Преодолевая сильный воздушный поток, Иванов приблизился к хвостовому оперению и ударил по нему винтом. И в этот же миг пули вражеского стрелка пронзили истребитель. «Миг» стремительно взмыл вверх, круто развернулся, на секунду словно замер на месте, потом медленно опустил нос и, набирая скорость, устремился к земле…
Через два месяца, 17 января 1942 года, Указом Президиума Верховного Совета СССР младшему лейтенанту Иванову Якову Матвеевичу за образцовое выполнение боевых заданий командования и проявленные при этом отвагу и героизм было присвоено звание Героя Советского Союза - первому среди летчиков Черноморского флота.
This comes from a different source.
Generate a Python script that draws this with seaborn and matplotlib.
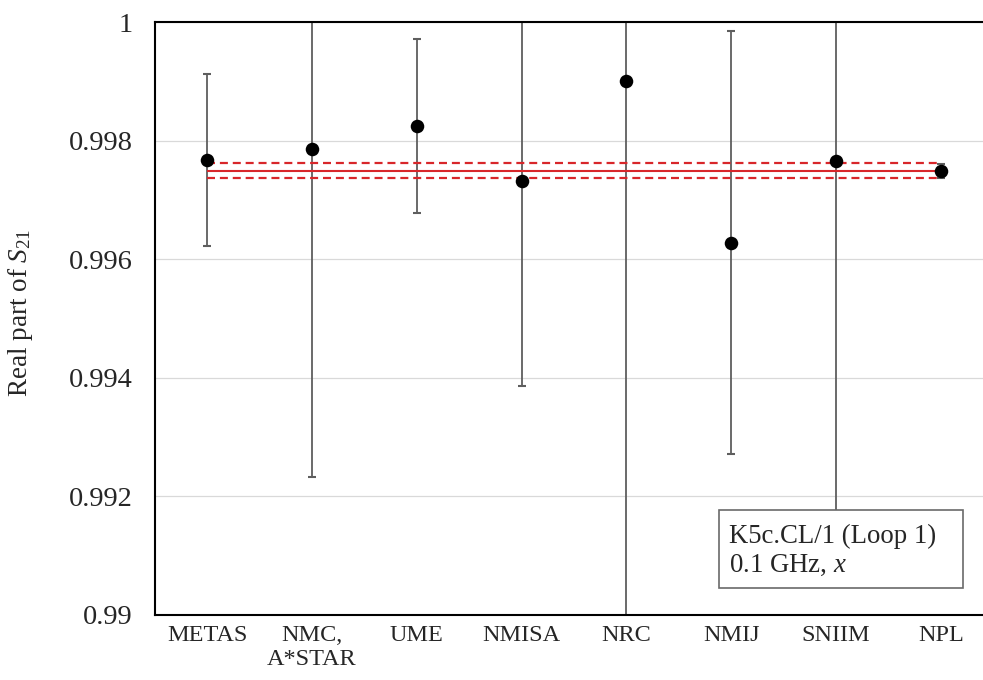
import numpy as np
import pandas as pd
import seaborn as sns
import matplotlib.pyplot as plt
from matplotlib.patches import Rectangle

# Degerler
labs = ['METAS', 'NMC,\nA*STAR', 'UME', 'NMISA', 'NRC', 'NMIJ', 'SNIIM', 'NPL']
real_s21 = [0.99768, 0.99785, 0.99825, 0.99732, 0.99901, 0.99628, 0.99766, 0.99749]
unc = [0.00145, 0.00552, 0.00147, 0.00345, 0.0115, 0.00357, 0.0067, 0.00012]
ref_val = 0.99749
ref_unc = 0.000125

sns.set_style('white')
plt.rcParams['font.family'] = ['Liberation Serif', 'DejaVu Serif']
plt.rcParams['mathtext.fontset'] = 'custom'
plt.rcParams['mathtext.rm'] = 'Liberation Serif'
plt.rcParams['mathtext.it'] = 'Liberation Serif:italic'

df = pd.DataFrame({'lab': labs, 'val': real_s21, 'unc': unc})

fig = plt.figure(figsize=(9.83, 6.8), dpi=100)
ax = fig.add_axes([154.6 / 983, 1 - 615 / 680, 838.8 / 983, 593 / 680])

# referans degeri ve belirsizlik sinirlari
red = '#d8262a'
ax.hlines(ref_val, 0, len(labs) - 1, color=red, lw=1.5, zorder=3)
for s in (-1, 1):
    ax.hlines(ref_val + s * ref_unc, 0, len(labs) - 1, color=red, lw=1.6,
              linestyles=(0, (3.6, 2.2)), zorder=3)

ax.errorbar(df['lab'], df['val'], yerr=df['unc'], fmt='none', ecolor='#5e5e5e',
            elinewidth=1.3, capsize=3, capthick=1.5, zorder=2)
sns.scatterplot(data=df, x='lab', y='val', color='black', s=95, edgecolor='black',
                linewidth=0, zorder=4, ax=ax)

ax.set_xlim(-0.5, len(labs) - 0.5)
ax.set_ylim(0.99, 1.0)
ax.set_yticks([0.99, 0.992, 0.994, 0.996, 0.998, 1.0])
ax.set_yticklabels(['0.99', '0.992', '0.994', '0.996', '0.998', '1'])
ax.tick_params(axis='y', length=0, pad=16, labelsize=20.5)
ax.tick_params(axis='x', length=0, pad=7, labelsize=17.5)
ax.grid(axis='y', color='#d9d9d9', lw=0.9)
ax.set_axisbelow(True)
for sp in ax.spines.values():
    sp.set_color('black')
    sp.set_linewidth(1.5)

ax.set_xlabel('')
ax.set_ylabel(r'Real part of $\mathit{S}_{\mathrm{21}}$', fontsize=19.5)
ax.yaxis.set_label_coords(-0.142, 0.51)

# aciklama kutusu
ax.add_patch(Rectangle((0.673, 0.0455), 0.291, 0.1316, transform=ax.transAxes,
                       fc='white', ec='#6a6a6a', lw=1.2, zorder=5))
ax.text(0.685, 0.108, 'K5c.CL/1 (Loop 1)\n0.1 GHz, $\\mathit{x}$', transform=ax.transAxes,
        ha='left', va='center', fontsize=19.3, linespacing=1.22, zorder=6)

plt.savefig('out.png', dpi=100)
Я не знал Яшу Иванова, но Вася Мордин встречался с ним ежедневно, летали с одного Херсонесского аэродрома, нередко вместе уходили в воздух.
- Жалко ребят, - говорил Мордин. - Какие замечательные мужики уходят! Коля Савва, Женя Лобанов, Яша Иванов… А вчера сообщили, что над конвоем капитан Василий Чернопащенко таранил немецкий торпедоносец и этим спас наш транспорт от гибели. А сам погиб… Такие-то дела.
Он вздохнул.
Время нашей встречи пролетело быстро. За разговором и не заметили, что солнце уже высоко поднялось, подбираясь к Южной бухте. Скоро - мой катер на Северную, да и Васе пора на свой Херсонес. Пора расставаться. Когда еще придется увидеться?